## INSTRUCTIONS FOR THE TASK:
Bring together all lines of the material below that contain the string "this".
------ MATERIAL TO PROCESS
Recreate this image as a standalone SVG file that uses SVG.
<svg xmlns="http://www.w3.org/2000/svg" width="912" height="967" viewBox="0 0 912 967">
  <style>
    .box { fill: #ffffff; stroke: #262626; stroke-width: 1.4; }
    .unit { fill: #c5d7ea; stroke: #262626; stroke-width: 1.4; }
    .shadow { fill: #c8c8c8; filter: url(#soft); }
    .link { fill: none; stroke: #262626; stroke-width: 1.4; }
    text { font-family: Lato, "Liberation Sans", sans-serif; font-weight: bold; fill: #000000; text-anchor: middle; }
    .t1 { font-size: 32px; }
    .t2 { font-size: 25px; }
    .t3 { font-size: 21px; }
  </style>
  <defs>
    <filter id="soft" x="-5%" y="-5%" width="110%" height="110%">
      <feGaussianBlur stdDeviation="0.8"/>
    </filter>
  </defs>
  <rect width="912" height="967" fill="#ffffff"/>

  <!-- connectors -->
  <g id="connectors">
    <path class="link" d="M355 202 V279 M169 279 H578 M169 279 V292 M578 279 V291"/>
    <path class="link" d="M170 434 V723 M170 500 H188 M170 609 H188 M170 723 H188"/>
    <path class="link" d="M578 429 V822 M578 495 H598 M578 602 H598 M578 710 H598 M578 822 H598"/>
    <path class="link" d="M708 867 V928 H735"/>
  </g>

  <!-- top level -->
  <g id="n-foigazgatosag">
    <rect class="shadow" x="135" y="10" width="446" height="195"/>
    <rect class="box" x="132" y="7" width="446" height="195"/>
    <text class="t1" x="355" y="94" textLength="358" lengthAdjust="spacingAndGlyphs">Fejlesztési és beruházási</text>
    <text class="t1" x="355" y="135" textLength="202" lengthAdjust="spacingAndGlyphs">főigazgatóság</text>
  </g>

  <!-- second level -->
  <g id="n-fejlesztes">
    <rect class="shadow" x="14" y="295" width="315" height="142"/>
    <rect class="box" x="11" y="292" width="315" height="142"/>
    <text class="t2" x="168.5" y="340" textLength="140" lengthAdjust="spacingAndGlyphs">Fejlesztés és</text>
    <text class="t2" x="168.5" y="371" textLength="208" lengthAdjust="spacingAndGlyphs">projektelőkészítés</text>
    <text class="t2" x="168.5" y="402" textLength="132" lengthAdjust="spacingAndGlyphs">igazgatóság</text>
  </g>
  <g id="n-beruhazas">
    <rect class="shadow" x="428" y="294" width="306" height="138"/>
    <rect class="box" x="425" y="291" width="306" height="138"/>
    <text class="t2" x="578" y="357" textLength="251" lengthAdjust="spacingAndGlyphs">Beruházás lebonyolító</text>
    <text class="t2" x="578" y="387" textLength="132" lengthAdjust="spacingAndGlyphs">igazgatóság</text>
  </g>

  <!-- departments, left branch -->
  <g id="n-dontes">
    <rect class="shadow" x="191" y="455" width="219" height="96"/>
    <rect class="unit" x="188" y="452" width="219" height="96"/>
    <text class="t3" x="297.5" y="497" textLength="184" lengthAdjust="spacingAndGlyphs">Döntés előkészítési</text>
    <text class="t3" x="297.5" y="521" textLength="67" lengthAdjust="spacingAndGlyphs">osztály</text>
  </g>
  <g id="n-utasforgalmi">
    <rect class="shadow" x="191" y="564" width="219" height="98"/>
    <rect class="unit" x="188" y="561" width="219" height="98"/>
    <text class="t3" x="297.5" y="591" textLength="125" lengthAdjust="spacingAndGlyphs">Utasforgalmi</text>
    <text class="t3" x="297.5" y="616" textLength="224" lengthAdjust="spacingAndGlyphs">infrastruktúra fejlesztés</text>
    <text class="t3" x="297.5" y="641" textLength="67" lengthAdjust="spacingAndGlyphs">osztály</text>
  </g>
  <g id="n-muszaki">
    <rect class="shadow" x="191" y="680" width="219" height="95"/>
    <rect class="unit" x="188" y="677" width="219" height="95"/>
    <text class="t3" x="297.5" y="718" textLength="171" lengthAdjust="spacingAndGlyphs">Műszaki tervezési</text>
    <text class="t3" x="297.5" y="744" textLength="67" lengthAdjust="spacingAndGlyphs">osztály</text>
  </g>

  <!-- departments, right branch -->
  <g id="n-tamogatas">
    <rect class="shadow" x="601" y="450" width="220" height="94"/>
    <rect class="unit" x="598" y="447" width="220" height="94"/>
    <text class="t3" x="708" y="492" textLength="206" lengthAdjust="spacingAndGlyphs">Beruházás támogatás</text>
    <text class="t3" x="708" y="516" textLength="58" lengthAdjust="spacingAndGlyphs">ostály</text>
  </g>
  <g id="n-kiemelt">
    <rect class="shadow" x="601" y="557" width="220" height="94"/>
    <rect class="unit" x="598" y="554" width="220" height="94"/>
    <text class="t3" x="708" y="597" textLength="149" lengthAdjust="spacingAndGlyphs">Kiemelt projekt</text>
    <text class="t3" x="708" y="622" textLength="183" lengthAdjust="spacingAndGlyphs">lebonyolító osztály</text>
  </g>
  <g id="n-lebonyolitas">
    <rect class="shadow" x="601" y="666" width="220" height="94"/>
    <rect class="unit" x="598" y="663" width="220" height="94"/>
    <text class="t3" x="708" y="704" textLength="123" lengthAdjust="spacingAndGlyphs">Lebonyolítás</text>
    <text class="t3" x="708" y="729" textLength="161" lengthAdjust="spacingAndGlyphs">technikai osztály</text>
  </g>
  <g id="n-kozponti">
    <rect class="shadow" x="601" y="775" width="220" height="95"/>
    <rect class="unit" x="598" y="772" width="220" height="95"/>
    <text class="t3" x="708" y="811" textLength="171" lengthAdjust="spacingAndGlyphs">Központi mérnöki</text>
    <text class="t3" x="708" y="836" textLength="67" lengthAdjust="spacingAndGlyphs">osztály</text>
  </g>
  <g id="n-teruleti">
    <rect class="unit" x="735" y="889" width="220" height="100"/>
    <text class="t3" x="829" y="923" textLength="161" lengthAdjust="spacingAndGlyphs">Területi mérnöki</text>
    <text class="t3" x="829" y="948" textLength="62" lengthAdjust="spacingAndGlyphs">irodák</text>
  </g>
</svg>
------------
------ MATERIAL TO PROCESS
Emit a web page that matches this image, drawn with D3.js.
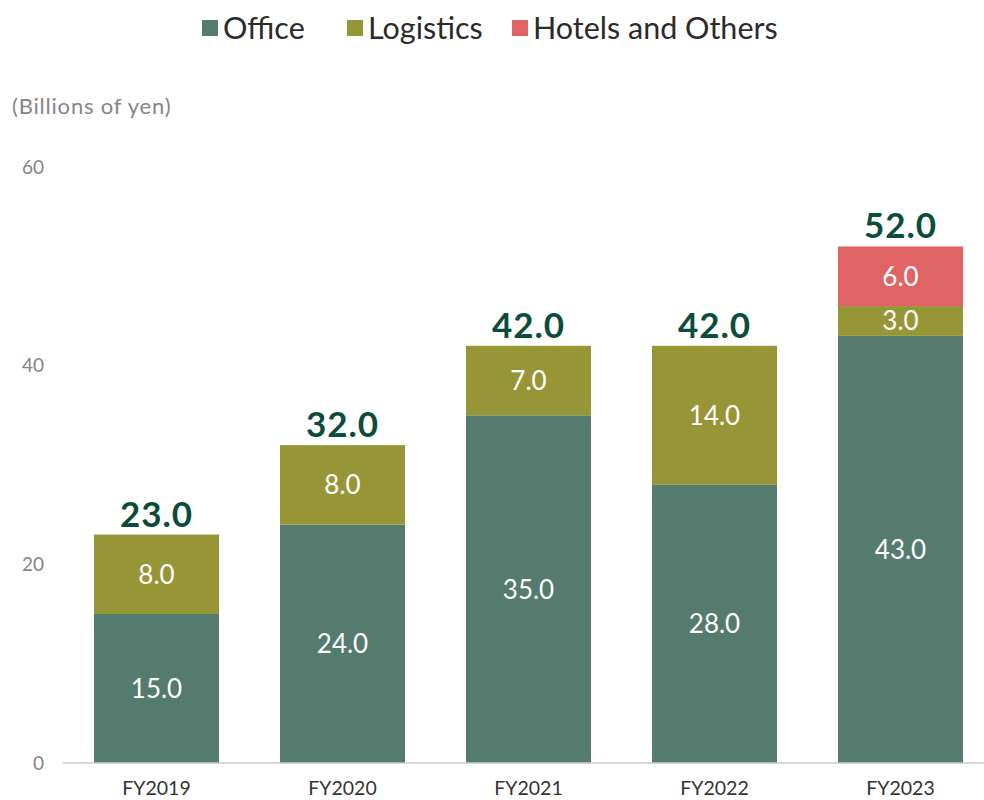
------------
## SOLUTION TO THE PROBLEM:
Recreate this image as a standalone SVG file that uses SVG.
Emit a web page that matches this image, drawn with D3.js.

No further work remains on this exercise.